** BEGIN SUPPLIED MATERIAL **

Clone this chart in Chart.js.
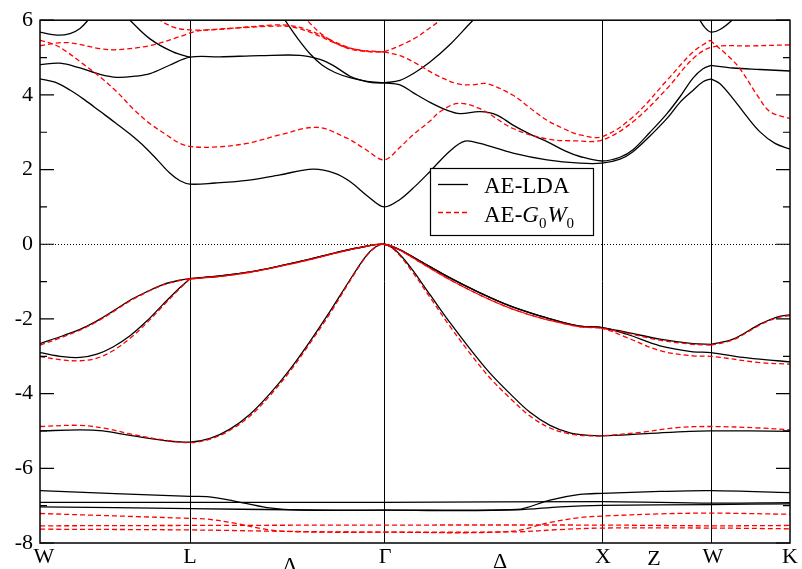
<!DOCTYPE html>
<html>
<head>
<meta charset="utf-8">
<script src="https://cdn.jsdelivr.net/npm/chart.js@4/dist/chart.umd.min.js"></script>
<style>
  body { margin: 0; background: #fff; }
  #wrap { width: 802px; height: 569px; }
</style>
</head>
<body>
<div id="wrap"><canvas id="bands" width="802" height="569"></canvas></div>
<script>
// k-path: high symmetry points (path length units) and axis labels
const kPoints = [0, 150, 344, 562, 671, 750];
const kLabels = ['W', 'L', 'Λ', 'Γ', 'Δ', 'X', 'Z', 'W', 'K'];
const kLabelPos = [4, 150, 250, 345, 460, 563, 614, 673, 750];
const energyTicks = [-8, -6, -4, -2, 0, 2, 4, 6];

// a repeated k value means a kink in the band (line restarts there)

// ---- AE-LDA bands ----
const ldaV1 = [[0,-2.66],[23,-2.45],[40,-2.28],[57,-2.05],[73,-1.79],[90,-1.5],[107,-1.27],[123,-1.08],[140,-0.96],[150,-0.92],
  [180,-0.85],[210,-0.74],[240,-0.58],[270,-0.4],[300,-0.2],[325,-0.06],[344,0],
  [360,-0.15],[380,-0.45],[410,-0.9],[440,-1.3],[470,-1.65],[500,-1.92],[520,-2.07],[540,-2.19],[562,-2.23],
  [587,-2.36],[620,-2.54],[653,-2.66],[671,-2.68],[671,-2.68],[693,-2.54],[720,-2.14],[737,-1.95],[750,-1.89]];
const ldaV2 = [[0,-2.9],[23,-3.01],[40,-3.03],[57,-2.94],[73,-2.75],[90,-2.45],[107,-2.05],[123,-1.61],[140,-1.16],[150,-0.92],
  [150,-0.92],[180,-0.85],[210,-0.74],[240,-0.58],[270,-0.4],[300,-0.2],[325,-0.06],[344,0],
  [360,-0.15],[380,-0.45],[410,-0.9],[440,-1.3],[470,-1.65],[500,-1.92],[520,-2.07],[540,-2.19],[562,-2.23],
  [587,-2.41],[620,-2.72],[653,-2.88],[671,-2.9],[703,-3.03],[737,-3.12],[750,-3.15]];
const ldaV3 = [[0,-5.0],[40,-4.97],[63,-5.0],[90,-5.12],[123,-5.25],[150,-5.3],
  [170,-5.2],[190,-4.95],[210,-4.55],[230,-4.0],[250,-3.35],[270,-2.6],[290,-1.8],[310,-0.95],[325,-0.35],[335,-0.08],[344,0],
  [355,-0.15],[370,-0.6],[390,-1.35],[410,-2.1],[430,-2.8],[450,-3.45],[470,-4.0],[490,-4.5],[510,-4.85],[530,-5.05],[550,-5.12],[562,-5.13],
  [590,-5.1],[620,-5.05],[650,-5.01],[671,-5.0],[710,-5.0],[750,-5.01]];
const ldaD1 = [[0,-6.6],[150,-6.75],[167,-6.76],[193,-6.87],[227,-7.05],[260,-7.12],[344,-7.12],[477,-7.1],[510,-6.85],[540,-6.7],[562,-6.67],[620,-6.62],[671,-6.6],[750,-6.65]];
const ldaD2 = [[0,-6.91],[344,-6.91],[562,-6.89],[671,-6.93],[750,-6.92]];
const ldaD3 = [[0,-7.03],[150,-7.08],[250,-7.11],[344,-7.12],[477,-7.11],[520,-7.03],[562,-6.99],[671,-6.97],[750,-6.95]];
const ldaC1 = [[0,4.43],[15,4.34],[30,4.13],[45,3.86],[60,3.56],[75,3.26],[90,2.95],[105,2.6],[118,2.24],[130,1.9],[140,1.7],[150,1.61],
  [175,1.64],[207,1.71],[240,1.86],[273,2.01],[295,1.9],[310,1.68],[328,1.28],[344,1.0],
  [360,1.2],[375,1.55],[390,1.95],[410,2.5],[425,2.76],[440,2.7],[473,2.44],[507,2.26],[540,2.17],[562,2.17],
  [580,2.28],[593,2.48],[610,2.9],[627,3.37],[640,3.8],[653,4.12],[663,4.35],[671,4.43],[671,4.43],
  [680,4.3],[693,3.9],[706,3.45],[720,3.01],[735,2.7],[750,2.55]];
const ldaC2 = [[344,4.32],[360,4.27],[373,4.06],[390,3.8],[407,3.59],[420,3.5],[440,3.55],[457,3.46],[473,3.19],[490,2.95],[507,2.75],[525,2.5],[540,2.35],[562,2.23],
  [580,2.33],[593,2.53],[610,3.0],[627,3.5],[640,3.95],[653,4.45],[663,4.7],[671,4.79],[671,4.79],[693,4.72],[720,4.68],[750,4.64]];
const ldaC3 = [[0,4.81],[20,4.85],[40,4.72],[60,4.55],[77,4.47],[95,4.5],[110,4.57],[130,4.8],[150,5.01],
  [180,5.02],[220,5.05],[260,5.06],[280,4.95],[293,4.79],[310,4.5],[320,4.4],[332,4.33],[344,4.32]];
const ldaC4 = [[80,6.3],[90,6.0],[110,5.5],[133,5.15],[150,5.01]];
const ldaC5 = [[235,6.4],[245,6.0],[258,5.5],[270,5.1],[282,4.8],[295,4.6],[310,4.46],[327,4.36],[344,4.32]];
const ldaC6 = [[344,4.32],[360,4.39],[375,4.6],[390,4.88],[410,5.35],[433,6.0],[445,6.3]];
const ldaC7 = [[0,5.68],[17,5.6],[30,5.64],[40,5.78],[48,6.0],[55,6.25]];
const ldaC8 = [[655,6.25],[660,6.0],[665,5.8],[671,5.68],[680,5.75],[692,6.0],[700,6.25]];

// ---- AE-G0W0 bands ----
const gwV1 = [[0,-2.7],[23,-2.48],[40,-2.3],[57,-2.07],[73,-1.81],[90,-1.52],[107,-1.28],[123,-1.09],[140,-0.97],[150,-0.93],
  [180,-0.86],[210,-0.75],[240,-0.59],[270,-0.41],[300,-0.21],[325,-0.06],[344,0],
  [360,-0.16],[380,-0.48],[410,-0.95],[440,-1.36],[470,-1.71],[500,-1.97],[520,-2.1],[540,-2.21],[562,-2.25],
  [587,-2.38],[620,-2.57],[653,-2.68],[671,-2.7],[671,-2.7],[693,-2.56],[720,-2.16],[737,-1.97],[750,-1.91]];
const gwV2 = [[0,-3.01],[23,-3.1],[40,-3.12],[57,-3.05],[73,-2.85],[90,-2.52],[107,-2.1],[123,-1.65],[140,-1.18],[150,-0.93],
  [150,-0.93],[180,-0.86],[210,-0.75],[240,-0.59],[270,-0.41],[300,-0.21],[325,-0.06],[344,0],
  [360,-0.16],[380,-0.48],[410,-0.95],[440,-1.36],[470,-1.71],[500,-1.97],[520,-2.1],[540,-2.21],[562,-2.25],
  [587,-2.5],[620,-2.85],[653,-2.99],[671,-3.0],[720,-3.17],[750,-3.21]];
const gwV3 = [[0,-4.88],[40,-4.85],[67,-4.94],[90,-5.08],[123,-5.24],[150,-5.31],
  [170,-5.22],[190,-4.98],[210,-4.6],[230,-4.05],[250,-3.4],[270,-2.65],[290,-1.85],[310,-0.98],[325,-0.37],[335,-0.09],[344,0],
  [355,-0.17],[370,-0.65],[390,-1.42],[410,-2.2],[430,-2.92],[450,-3.58],[470,-4.12],[490,-4.6],[510,-4.92],[530,-5.08],[550,-5.13],[562,-5.13],
  [603,-5.03],[637,-4.91],[671,-4.88],[720,-4.92],[750,-4.97]];
const gwD1 = [[0,-7.21],[150,-7.34],[167,-7.36],[193,-7.46],[227,-7.64],[260,-7.7],[344,-7.71],[470,-7.69],[510,-7.45],[540,-7.32],[562,-7.28],[620,-7.22],[671,-7.2],[750,-7.23]];
const gwD2 = [[0,-7.54],[150,-7.53],[344,-7.52],[562,-7.52],[671,-7.54],[750,-7.53]];
const gwD3 = [[0,-7.63],[150,-7.65],[250,-7.69],[344,-7.71],[477,-7.7],[520,-7.64],[562,-7.6],[671,-7.6],[750,-7.62]];
const gwC1 = [[0,5.46],[15,5.34],[27,5.15],[43,4.83],[60,4.48],[77,4.08],[93,3.63],[110,3.23],[127,2.92],[140,2.7],[150,2.62],
  [173,2.6],[207,2.7],[240,2.93],[277,3.13],[307,2.84],[325,2.55],[344,2.26],
  [360,2.6],[373,2.93],[390,3.3],[400,3.55],[418,3.77],[440,3.63],[473,3.1],[507,2.82],[535,2.77],[562,2.79],
  [593,3.28],[627,4.17],[653,4.97],[672,5.28],[710,5.31],[750,5.34]];
const gwC2 = [[344,5.15],[360,5.05],[377,4.83],[395,4.55],[417,4.3],[432,4.27],[447,4.3],[473,3.99],[490,3.65],[507,3.32],[525,3.08],[540,2.93],[562,2.88],
  [593,3.41],[627,4.39],[653,5.15],[670,5.46],[670,5.46],[687,5.07],[700,4.7],[717,4.0],[730,3.55],[750,3.37]];
const gwC3 = [[0,5.32],[27,5.4],[60,5.24],[77,5.21],[110,5.32],[143,5.59],[150,5.66],[160,5.72],
  [190,5.78],[233,5.84],[250,5.83],[270,5.68],[293,5.41],[310,5.23],[327,5.16],[344,5.15]];
const gwC4 = [[112,6.2],[120,6.0],[135,5.8],[150,5.74],[170,5.74],[200,5.8],[233,5.87],[250,5.86],[270,5.72],[293,5.44],[310,5.26],[327,5.17],[344,5.15]];
const gwC5 = [[258,6.3],[267,6.0],[283,5.6],[300,5.33],[320,5.2],[344,5.15]];
const gwC6 = [[344,5.15],[360,5.32],[377,5.55],[390,5.8],[400,6.0],[410,6.3]];

const ldaBands = [ldaV1, ldaV2, ldaV3, ldaD1, ldaD2, ldaD3, ldaC1, ldaC2, ldaC3, ldaC4, ldaC5, ldaC6, ldaC7, ldaC8];
const gwBands = [gwV1, gwV2, gwV3, gwD1, gwD2, gwD3, gwC1, gwC2, gwC3, gwC4, gwC5, gwC6];

// turn [k, E] pairs into chart points, breaking the line at repeated k
function toPoints(pairs) {
    const pts = [];
    let prevK = null;
    pairs.forEach(([k, e]) => {
        if (prevK !== null && k === prevK) pts.push({ x: k, y: null });
        pts.push({ x: k, y: e });
        prevK = k;
    });
    return pts;
}

const datasets = [];
gwBands.forEach(b => datasets.push({
    data: toPoints(b), borderColor: '#ff0000', borderWidth: 1.3, borderDash: [5, 3],
    pointRadius: 0, tension: 0.35, spanGaps: false, order: 0
}));
ldaBands.forEach(b => datasets.push({
    data: toPoints(b), borderColor: '#000000', borderWidth: 1.3,
    pointRadius: 0, tension: 0.35, spanGaps: false, order: 1
}));

const serif = 'Liberation Serif, Times New Roman, serif';

// frame, k-point lines, inward ticks, k labels and legend
const decorPlugin = {
    id: 'decor',
    beforeDatasetsDraw(chart) {
        const { ctx, chartArea: a, scales: { x, y } } = chart;
        ctx.save();
        ctx.strokeStyle = '#000';
        ctx.lineWidth = 1;
        kPoints.slice(1, -1).forEach(k => {
            const px = Math.round(x.getPixelForValue(k)) + 0.5;
            ctx.beginPath(); ctx.moveTo(px, a.top); ctx.lineTo(px, a.bottom); ctx.stroke();
        });
        // dotted zero line
        const y0 = Math.round(y.getPixelForValue(0)) + 0.5;
        ctx.setLineDash([1, 2]);
        ctx.beginPath(); ctx.moveTo(a.left, y0); ctx.lineTo(a.right, y0); ctx.stroke();
        ctx.restore();
    },
    afterDatasetsDraw(chart) {
        const { ctx, chartArea: a, scales: { x, y } } = chart;
        ctx.save();
        ctx.strokeStyle = '#000';
        ctx.lineWidth = 1.5;
        ctx.strokeRect(a.left, a.top, a.right - a.left, a.bottom - a.top);

        // inward y ticks on both sides: major at even, minor at odd values
        ctx.lineWidth = 1.2;
        for (let v = -8; v <= 6; v++) {
            const py = y.getPixelForValue(v);
            const len = v % 2 === 0 ? 14 : 7;
            ctx.beginPath();
            ctx.moveTo(a.left, py); ctx.lineTo(a.left + len, py);
            ctx.moveTo(a.right, py); ctx.lineTo(a.right - len, py);
            ctx.stroke();
        }

        // k-point labels
        ctx.fillStyle = '#000';
        ctx.font = '22px ' + serif;
        ctx.textAlign = 'center';
        ctx.textBaseline = 'alphabetic';
        kLabels.forEach((lab, i) => {
            let base = a.bottom + 20;
            if (lab === 'Λ') base = a.bottom + 29;
            if (lab === 'Δ') base = a.bottom + 25;
            if (lab === 'Z') base = a.bottom + 22;
            ctx.fillText(lab, x.getPixelForValue(kLabelPos[i]), base);
        });

        // legend box
        const lx = 430, ly = 168, lw = 163, lh = 67;
        ctx.fillStyle = '#fff';
        ctx.fillRect(lx, ly, lw, lh);
        ctx.lineWidth = 1.2;
        ctx.strokeRect(lx + 0.5, ly + 0.5, lw, lh);

        ctx.lineWidth = 1.3;
        ctx.strokeStyle = '#000';
        ctx.beginPath(); ctx.moveTo(438, 184.5); ctx.lineTo(468, 184.5); ctx.stroke();
        ctx.strokeStyle = '#ff0000';
        ctx.setLineDash([5, 3]);
        ctx.beginPath(); ctx.moveTo(438, 212.5); ctx.lineTo(468, 212.5); ctx.stroke();
        ctx.setLineDash([]);

        ctx.fillStyle = '#000';
        ctx.textAlign = 'left';
        ctx.font = '23px ' + serif;
        ctx.fillText('AE-LDA', 484, 193);
        let tx = 484;
        ctx.fillText('AE-', tx, 222);
        tx += ctx.measureText('AE-').width;
        ctx.font = 'italic 23px ' + serif;
        ctx.fillText('G', tx, 222);
        tx += ctx.measureText('G').width;
        ctx.font = '15px ' + serif;
        ctx.fillText('0', tx, 228);
        tx += ctx.measureText('0').width + 1;
        ctx.font = 'italic 23px ' + serif;
        ctx.fillText('W', tx, 222);
        tx += ctx.measureText('W').width;
        ctx.font = '15px ' + serif;
        ctx.fillText('0', tx, 228);
        ctx.restore();
    }
};

new Chart(document.getElementById('bands'), {
    type: 'line',
    data: { datasets: datasets },
    options: {
        responsive: false,
        devicePixelRatio: 1,
        animation: false,
        layout: { padding: { top: 18, right: 12, left: 0, bottom: 0 } },
        plugins: { legend: { display: false }, tooltip: { enabled: false } },
        scales: {
            x: {
                type: 'linear', min: kPoints[0], max: kPoints[kPoints.length - 1],
                ticks: { display: false },
                grid: { display: false, drawTicks: false },
                border: { display: false },
                afterFit(s) { s.height = 26; }
            },
            y: {
                type: 'linear', min: -8, max: 6,
                afterBuildTicks(s) { s.ticks = energyTicks.map(v => ({ value: v })); },
                ticks: { color: '#000', padding: 7, font: { family: serif, size: 22 } },
                grid: { display: false, drawTicks: false },
                border: { display: false },
                afterFit(s) { s.width = 40; }
            }
        }
    },
    plugins: [decorPlugin]
});
</script>
</body>
</html>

** END SUPPLIED MATERIAL **

● WHAT YOU WILL DO
Repeat the lines above, starting at the first and stopping after the line that holds "(line restarts there)", with the pictures left out.

● FINISHED TASK
Clone this chart in Chart.js.
<!DOCTYPE html>
<html>
<head>
<meta charset="utf-8">
<script src="https://cdn.jsdelivr.net/npm/chart.js@4/dist/chart.umd.min.js"></script>
<style>
  body { margin: 0; background: #fff; }
  #wrap { width: 802px; height: 569px; }
</style>
</head>
<body>
<div id="wrap"><canvas id="bands" width="802" height="569"></canvas></div>
<script>
// k-path: high symmetry points (path length units) and axis labels
const kPoints = [0, 150, 344, 562, 671, 750];
const kLabels = ['W', 'L', 'Λ', 'Γ', 'Δ', 'X', 'Z', 'W', 'K'];
const kLabelPos = [4, 150, 250, 345, 460, 563, 614, 673, 750];
const energyTicks = [-8, -6, -4, -2, 0, 2, 4, 6];

// a repeated k value means a kink in the band (line restarts there)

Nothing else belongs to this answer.